Data records:
--- BEGIN ---
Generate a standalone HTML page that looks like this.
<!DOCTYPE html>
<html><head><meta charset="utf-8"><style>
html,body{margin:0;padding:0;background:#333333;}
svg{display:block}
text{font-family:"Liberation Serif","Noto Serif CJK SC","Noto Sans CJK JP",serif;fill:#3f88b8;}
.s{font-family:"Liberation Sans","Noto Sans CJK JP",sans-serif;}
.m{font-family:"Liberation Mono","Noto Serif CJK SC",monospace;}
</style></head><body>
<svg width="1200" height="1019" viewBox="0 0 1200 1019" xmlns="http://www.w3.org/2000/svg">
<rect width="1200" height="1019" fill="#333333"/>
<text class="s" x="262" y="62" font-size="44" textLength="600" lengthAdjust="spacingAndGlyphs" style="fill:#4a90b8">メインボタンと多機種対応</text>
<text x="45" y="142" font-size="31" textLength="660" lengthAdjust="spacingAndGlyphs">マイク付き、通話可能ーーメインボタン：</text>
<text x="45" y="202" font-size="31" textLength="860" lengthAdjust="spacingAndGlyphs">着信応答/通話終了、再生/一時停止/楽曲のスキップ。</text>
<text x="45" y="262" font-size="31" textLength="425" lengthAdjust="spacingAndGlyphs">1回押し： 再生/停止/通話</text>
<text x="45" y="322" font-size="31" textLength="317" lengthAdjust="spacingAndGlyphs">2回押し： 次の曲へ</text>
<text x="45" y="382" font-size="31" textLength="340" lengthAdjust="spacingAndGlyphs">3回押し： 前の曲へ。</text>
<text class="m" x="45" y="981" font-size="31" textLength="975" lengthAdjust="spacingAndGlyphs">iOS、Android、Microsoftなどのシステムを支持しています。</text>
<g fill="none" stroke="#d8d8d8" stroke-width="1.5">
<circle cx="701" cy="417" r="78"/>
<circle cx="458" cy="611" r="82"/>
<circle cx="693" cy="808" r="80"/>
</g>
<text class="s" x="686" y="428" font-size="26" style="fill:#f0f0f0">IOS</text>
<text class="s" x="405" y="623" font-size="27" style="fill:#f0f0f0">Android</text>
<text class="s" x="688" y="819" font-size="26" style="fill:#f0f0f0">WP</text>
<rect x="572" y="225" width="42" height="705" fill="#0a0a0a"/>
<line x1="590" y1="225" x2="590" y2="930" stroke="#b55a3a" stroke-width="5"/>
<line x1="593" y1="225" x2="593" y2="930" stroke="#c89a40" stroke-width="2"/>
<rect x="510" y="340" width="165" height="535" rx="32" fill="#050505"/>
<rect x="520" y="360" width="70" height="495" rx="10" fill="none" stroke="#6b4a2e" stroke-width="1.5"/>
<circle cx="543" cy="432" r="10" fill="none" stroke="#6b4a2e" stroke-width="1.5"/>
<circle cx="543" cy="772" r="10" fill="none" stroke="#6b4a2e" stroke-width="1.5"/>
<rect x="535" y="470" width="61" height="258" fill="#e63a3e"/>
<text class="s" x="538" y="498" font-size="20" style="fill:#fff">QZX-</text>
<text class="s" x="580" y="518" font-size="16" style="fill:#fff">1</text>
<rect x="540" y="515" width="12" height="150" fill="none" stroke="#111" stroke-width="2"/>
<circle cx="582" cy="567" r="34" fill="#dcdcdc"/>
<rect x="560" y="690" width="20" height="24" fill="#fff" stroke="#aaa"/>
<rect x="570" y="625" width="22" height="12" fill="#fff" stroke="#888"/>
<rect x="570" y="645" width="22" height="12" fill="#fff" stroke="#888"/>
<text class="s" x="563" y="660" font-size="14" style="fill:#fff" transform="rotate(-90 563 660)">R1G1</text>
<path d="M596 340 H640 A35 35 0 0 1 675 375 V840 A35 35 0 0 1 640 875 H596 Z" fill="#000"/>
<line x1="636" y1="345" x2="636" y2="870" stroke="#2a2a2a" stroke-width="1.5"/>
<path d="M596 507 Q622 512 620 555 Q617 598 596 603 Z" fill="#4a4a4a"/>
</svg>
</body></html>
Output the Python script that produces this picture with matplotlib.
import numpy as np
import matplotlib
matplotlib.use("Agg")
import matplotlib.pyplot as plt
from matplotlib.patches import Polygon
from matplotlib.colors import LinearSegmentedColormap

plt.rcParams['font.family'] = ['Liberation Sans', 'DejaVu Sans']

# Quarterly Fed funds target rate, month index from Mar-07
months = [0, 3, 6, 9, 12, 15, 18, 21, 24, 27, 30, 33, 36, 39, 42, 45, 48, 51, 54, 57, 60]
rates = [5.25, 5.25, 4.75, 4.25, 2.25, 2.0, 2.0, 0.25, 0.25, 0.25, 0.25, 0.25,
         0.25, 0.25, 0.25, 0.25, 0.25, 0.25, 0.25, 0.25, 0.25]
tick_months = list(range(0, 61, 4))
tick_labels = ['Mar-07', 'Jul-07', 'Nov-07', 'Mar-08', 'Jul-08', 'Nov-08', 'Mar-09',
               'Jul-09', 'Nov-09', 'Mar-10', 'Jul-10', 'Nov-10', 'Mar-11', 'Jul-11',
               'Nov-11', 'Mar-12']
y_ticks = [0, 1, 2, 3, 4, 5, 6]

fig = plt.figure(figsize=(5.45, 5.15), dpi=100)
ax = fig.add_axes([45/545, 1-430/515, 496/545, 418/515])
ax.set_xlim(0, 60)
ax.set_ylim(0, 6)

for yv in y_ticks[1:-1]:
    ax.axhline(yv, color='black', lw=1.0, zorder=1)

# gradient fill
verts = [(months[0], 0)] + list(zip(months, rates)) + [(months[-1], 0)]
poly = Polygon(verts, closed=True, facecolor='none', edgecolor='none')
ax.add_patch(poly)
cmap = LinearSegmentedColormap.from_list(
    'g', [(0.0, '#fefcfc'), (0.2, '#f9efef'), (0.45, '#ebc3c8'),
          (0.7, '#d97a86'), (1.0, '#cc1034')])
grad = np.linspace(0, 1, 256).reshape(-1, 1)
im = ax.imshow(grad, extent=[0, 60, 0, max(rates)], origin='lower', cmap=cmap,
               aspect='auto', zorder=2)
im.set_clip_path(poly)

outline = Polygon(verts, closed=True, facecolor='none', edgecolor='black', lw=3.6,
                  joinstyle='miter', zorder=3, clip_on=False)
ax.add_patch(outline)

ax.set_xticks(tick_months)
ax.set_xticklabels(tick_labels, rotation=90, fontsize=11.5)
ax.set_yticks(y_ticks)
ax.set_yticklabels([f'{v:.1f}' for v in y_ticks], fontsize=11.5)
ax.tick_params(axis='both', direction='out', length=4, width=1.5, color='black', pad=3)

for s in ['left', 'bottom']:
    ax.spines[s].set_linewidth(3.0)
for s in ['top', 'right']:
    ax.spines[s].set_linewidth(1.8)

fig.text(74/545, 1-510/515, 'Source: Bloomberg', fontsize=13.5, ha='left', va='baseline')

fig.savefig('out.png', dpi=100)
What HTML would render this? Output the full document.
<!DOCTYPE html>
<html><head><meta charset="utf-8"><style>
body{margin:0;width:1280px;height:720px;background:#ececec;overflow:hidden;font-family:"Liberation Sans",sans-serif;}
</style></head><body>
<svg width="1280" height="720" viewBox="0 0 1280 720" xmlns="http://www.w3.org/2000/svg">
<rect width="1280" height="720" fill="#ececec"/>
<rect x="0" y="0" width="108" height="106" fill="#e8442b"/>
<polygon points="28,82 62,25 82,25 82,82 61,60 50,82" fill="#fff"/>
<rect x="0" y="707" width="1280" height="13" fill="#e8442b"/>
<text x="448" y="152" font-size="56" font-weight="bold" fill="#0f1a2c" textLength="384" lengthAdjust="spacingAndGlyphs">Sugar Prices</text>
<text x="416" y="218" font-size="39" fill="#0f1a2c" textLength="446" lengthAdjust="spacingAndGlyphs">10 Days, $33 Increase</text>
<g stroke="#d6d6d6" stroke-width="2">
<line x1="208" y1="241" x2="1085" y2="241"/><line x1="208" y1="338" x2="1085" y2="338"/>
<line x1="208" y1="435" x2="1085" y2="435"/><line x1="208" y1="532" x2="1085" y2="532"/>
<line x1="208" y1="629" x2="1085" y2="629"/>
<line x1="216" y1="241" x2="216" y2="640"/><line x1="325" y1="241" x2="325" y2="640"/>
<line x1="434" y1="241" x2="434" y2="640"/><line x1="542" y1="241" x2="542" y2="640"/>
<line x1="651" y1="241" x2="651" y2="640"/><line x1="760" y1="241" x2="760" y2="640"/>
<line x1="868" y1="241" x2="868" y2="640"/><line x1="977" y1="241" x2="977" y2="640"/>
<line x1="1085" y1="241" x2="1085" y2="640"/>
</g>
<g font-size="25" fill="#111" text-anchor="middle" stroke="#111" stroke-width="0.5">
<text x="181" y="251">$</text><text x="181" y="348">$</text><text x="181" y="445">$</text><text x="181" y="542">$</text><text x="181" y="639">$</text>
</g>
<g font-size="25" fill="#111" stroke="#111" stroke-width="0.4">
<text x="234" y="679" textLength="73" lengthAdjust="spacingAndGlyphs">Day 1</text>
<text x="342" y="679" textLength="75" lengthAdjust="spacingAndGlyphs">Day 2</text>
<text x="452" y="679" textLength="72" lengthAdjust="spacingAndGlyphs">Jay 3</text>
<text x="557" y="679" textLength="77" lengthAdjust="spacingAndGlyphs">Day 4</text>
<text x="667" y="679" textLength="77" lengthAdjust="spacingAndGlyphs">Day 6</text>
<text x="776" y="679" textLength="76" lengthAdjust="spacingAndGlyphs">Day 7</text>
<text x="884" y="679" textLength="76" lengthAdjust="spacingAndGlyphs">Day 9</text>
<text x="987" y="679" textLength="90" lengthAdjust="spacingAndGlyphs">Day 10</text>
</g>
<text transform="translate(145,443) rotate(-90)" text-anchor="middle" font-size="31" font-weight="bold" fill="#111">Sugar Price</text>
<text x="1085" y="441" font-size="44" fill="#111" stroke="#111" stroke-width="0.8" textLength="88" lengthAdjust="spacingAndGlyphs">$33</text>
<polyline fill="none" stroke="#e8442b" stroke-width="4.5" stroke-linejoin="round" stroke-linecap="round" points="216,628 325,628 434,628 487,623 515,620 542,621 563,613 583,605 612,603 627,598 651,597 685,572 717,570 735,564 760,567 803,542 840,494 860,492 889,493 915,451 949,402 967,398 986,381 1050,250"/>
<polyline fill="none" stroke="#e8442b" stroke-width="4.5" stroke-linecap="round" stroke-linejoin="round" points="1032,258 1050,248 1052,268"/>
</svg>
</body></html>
--- END ---
Exercise goal: Write out every line of the preceding listing that contains "Output".

Answer below:
Output the Python script that produces this picture with matplotlib.
What HTML would render this? Output the full document.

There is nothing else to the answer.